While Senor concedes Saddam's trial could be a "short-term stimulant" for the insurgency, he also argues that in the long run it will be healthy for Iraq as past atrocities, like the genocidal gassing of Kurds in the late 1980s, are re-examined. "It will help Iraq go through its own truth-and- reconciliation process," he says. "It will bring closure."
A laawyer who defends himslf has a fool for a chient.
ping
Hmmm. He had better hope that it will work better than his modeling on the Serbian military strategy that put old Slobo in the Hague.
As far as dershowitz, I don't think the Iraquis would view him with much respect. - He might find himself swinging from a rope there beside Saddam.
Iraq is not the EU.
Balkans Bump
:7)
The main difference is that there is no evidence against Milosevic.
Really?
http://balkansnet.org/srebrenica1.html
They were military age and muslim terrorists. I'd vote to acquit.
The gallows should be constructed and tested 24/7 right outside Saddam's cell window. Right up to the day that he actually swings.
Won't fly, Saddam is fried.
All three indictments allege that the former head of state was a leader of a joint criminal enterprise with an objective of making Serbs the dominant group in Yugoslavia by exterminating, confining, deporting, sexually assaulting, subjugating, and otherwise terrorizing and persecuting non-Serbs in the territories...
In the opening statements of the trial, Carla Del Ponte, the Tribunals Chief Prosecutor, accused Milosevic of responsibility for crimes that left 200,000 dead out of a pure lust for power. "Some of the incidents revealed an almost medieval savagery and a calculated cruelty that went beyond the bounds of legitimate warfare," she said...
http://www.crimesofwar.org/onnews/news-milosevic2.html
No worries - like Slobo, Saddam will have his defenders as well, and they'll come up with the same BS denials and rationalizations as Slobo.
It's just the way of the world.
The dramatic lack of attacks yesterday (Constitution
Day) suggests that the Dead Enders, External Agitators
and Cutthroat Cultists are fading fast in Iraq.
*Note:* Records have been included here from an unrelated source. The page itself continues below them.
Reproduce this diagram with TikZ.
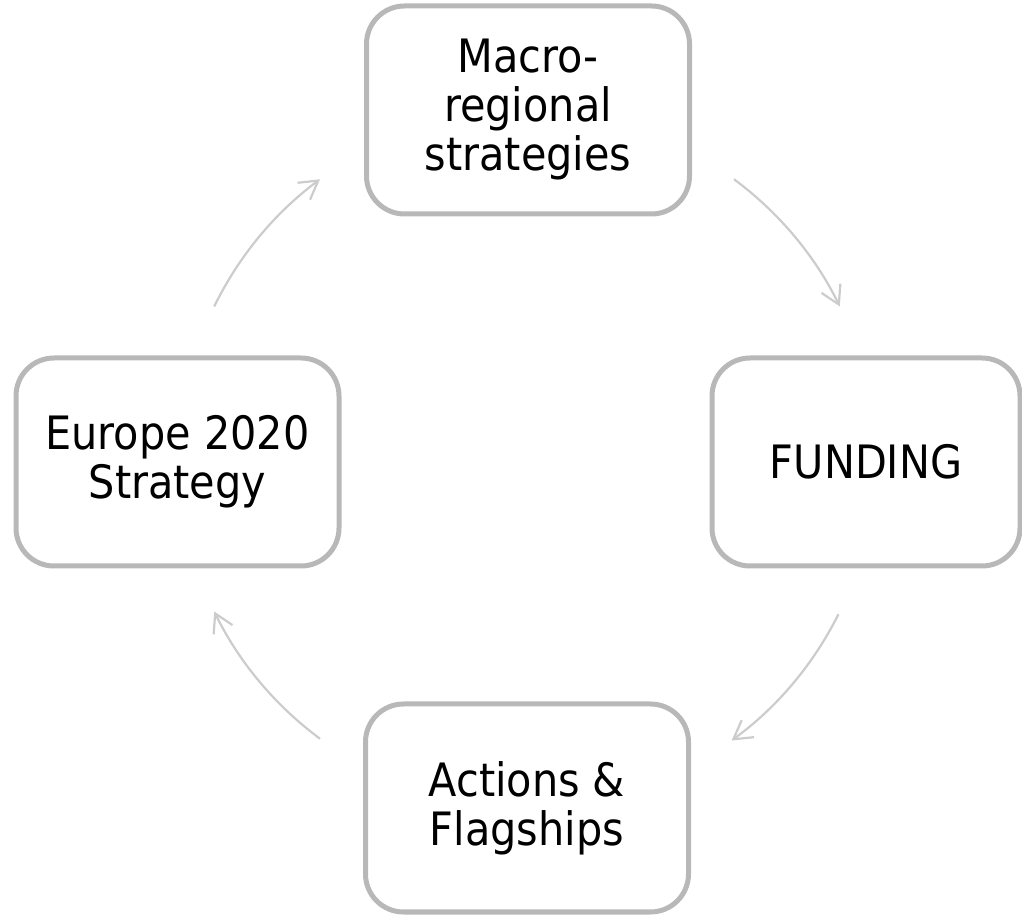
\documentclass[tikz,border=0pt]{standalone}
\usepackage{fontspec}
\setmainfont{DejaVu Sans Condensed}
\usetikzlibrary{positioning,arrows.meta}

\definecolor{boxgray}{RGB}{184,184,184}
\definecolor{arcgray}{RGB}{204,204,204}

\tikzset{
    stage/.style={draw=boxgray, line width=2.5pt, rounded corners=19pt,
        minimum width=161.5pt, minimum height=104pt, align=center,
        font=\fontsize{23}{24.5}\selectfont},
    cyclearrow/.style={draw=arcgray, line width=1.1pt,
        -{Straight Barb[length=9pt,width=10.5pt,line width=1.1pt]}}
}

\begin{document}
\begin{tikzpicture}[x=0.5pt, y=0.5pt]
    \useasboundingbox (0,0) rectangle (1022,915);
    \coordinate (c) at (527,456);

    \node[stage] at (528,805)(macro) {Macro-\\regional\\strategies};
    \node[stage, minimum width=154pt] at (866,453)(funding) {FUNDING};
    \node[stage] at (527,107)(actions) {Actions \&\\Flagships};
    \node[stage] at (177.5,453)(europe) {Europe 2020\\Strategy};

    % arcs between the stages, on one circle round the centre
    \foreach \a in {154,53.5,-26.5,-126.5}
    {
        \draw[cyclearrow] ([shift={(\a:174pt)}]c) arc[start angle=\a, end angle=\a-27.5, radius=174pt];
    }
\end{tikzpicture}
\end{document}
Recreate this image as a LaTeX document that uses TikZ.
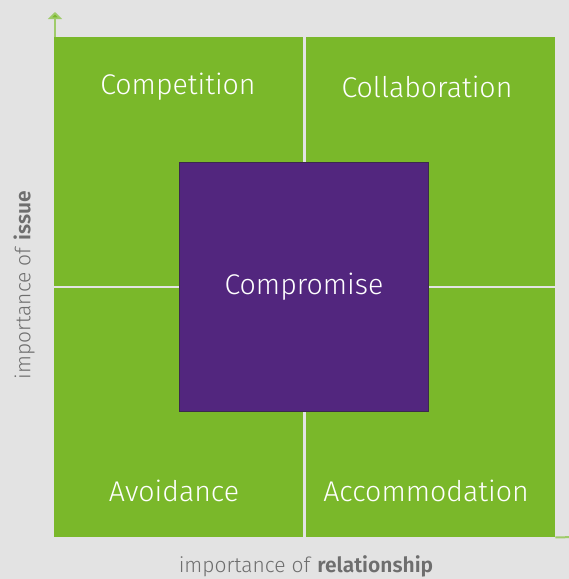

Saddam has no significant local audience of supporters
to play to.
Freeing Saddam is likely not seen as desirable by either
the Cutthroat Cult or Syria/Iran.
There will be no successful attempts at a jail break for
Saddam.
The new government will feel far more legit than it
would have even a few months ago, and it likely contains
no factions interested in sparing Saddam.
This trial is not being held in The Hague. The jurists
and jury will not contain brain-damaged dictator-adoring
liberals.
He's toast. But the trial promises to make great TV.
Expect Greta to be all over it.
*sigh*
This trial needs to be run like the Nuremberg trials...just the facts, and can only defend against the charges.
The Germans tried to turn it into a "you're guilty too" show, but it wasn't allowed.
Wasn't he fired?
"More than 2,000 lawyers had volunteered for Saddam's defense team, including former U.S. Attorney General Ramsey Clark and a daughter of Libyan leader Muammar Gaddafi. Others who said they were on the team included Anglo-Italian lawyer Giovanni di Stefano who once worked on behalf of former Serbian leader Slobodan Milosevic, and Roland Dumas, a colorful octogenarian who served as French foreign minister from 1988 to 1993 and acted as executor of Pablo Picasso's estate."